Cabernet Sauvignon is the most iconic grape in the American wine world, and has found a forever home at Frank Family Vineyards. Every year on the third Thursday before Labor Day, the world celebrates “International Cabernet Day,” a fun holiday dedicated to our favorite grape. In its honor, Chef Christina is sharing a classic pairing partner for her grilled hanger steak: Frank Family’s Napa Valley Cabernet Sauvignon.
The tannins and acidity of the Cabernet perfectly cut through the fatty and salty flavors of the steak. Additionally, the wine’s full-bodied flavor notes of dark cherry, oak, and nutmeg balance and add complexity to her salsa verde. This pairing is perfect for your season-ending Labor Day Weekend barbecue or an elegant steak dinner at home.

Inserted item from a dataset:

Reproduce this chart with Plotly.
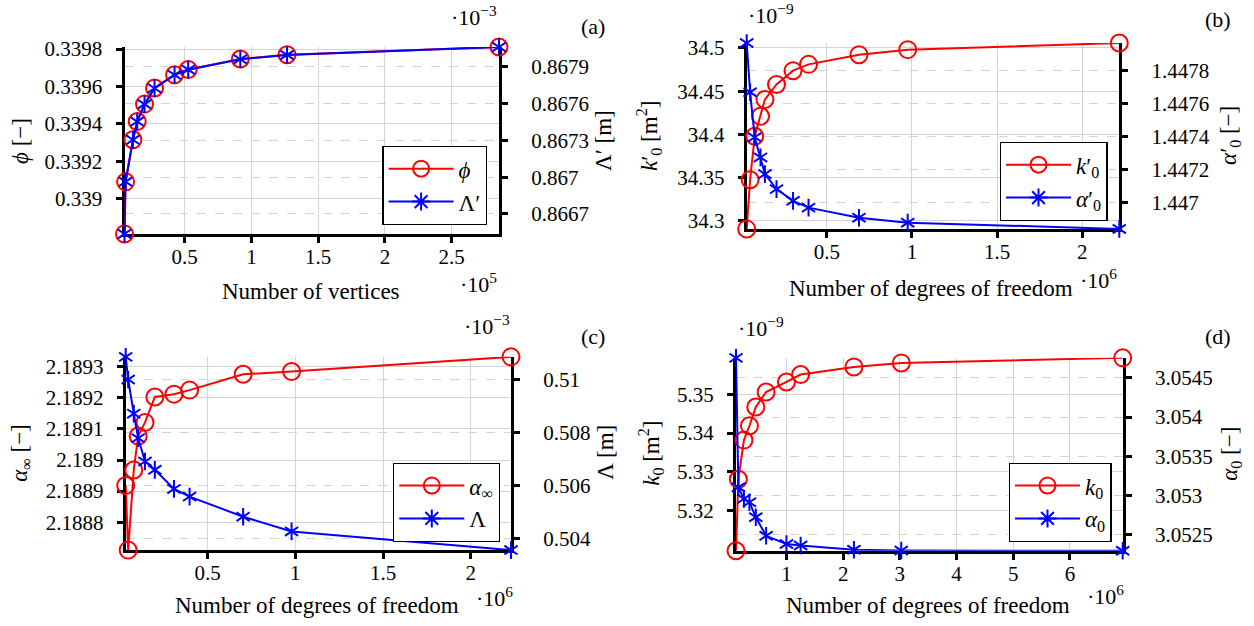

|1/4 Cup||Cilantro leaves, rough chop|
|1 Cup||Arugula leaves, rough chop|
|1 Tablespoon||Capers, drained|
|1 Tablespoon||Anchovy paste|
|2 Each||Garlic cloves|
|1 Tablespoon||Red wine vinegar|
|1/4 Cup||Olive oil|
|1 Pound||Hanger steak|
|To Taste||Kosher salt & fresh ground black pepper|
- Combine all ingredients for the salsa verde in a blender and pulse until smooth, scraping down the sides as you go. Salsa can be made up to 1 day ahead and refrigerated covered.
- Preheat grill. Season the hanger steak to taste with Kosher salt and fresh ground pepper. Sear steak to desired doneness, approximately 4 minutes per side for rare/medium rare.
- Slice steak against the grain and top with salsa verde to serve. If desired, finish with extra pepitas.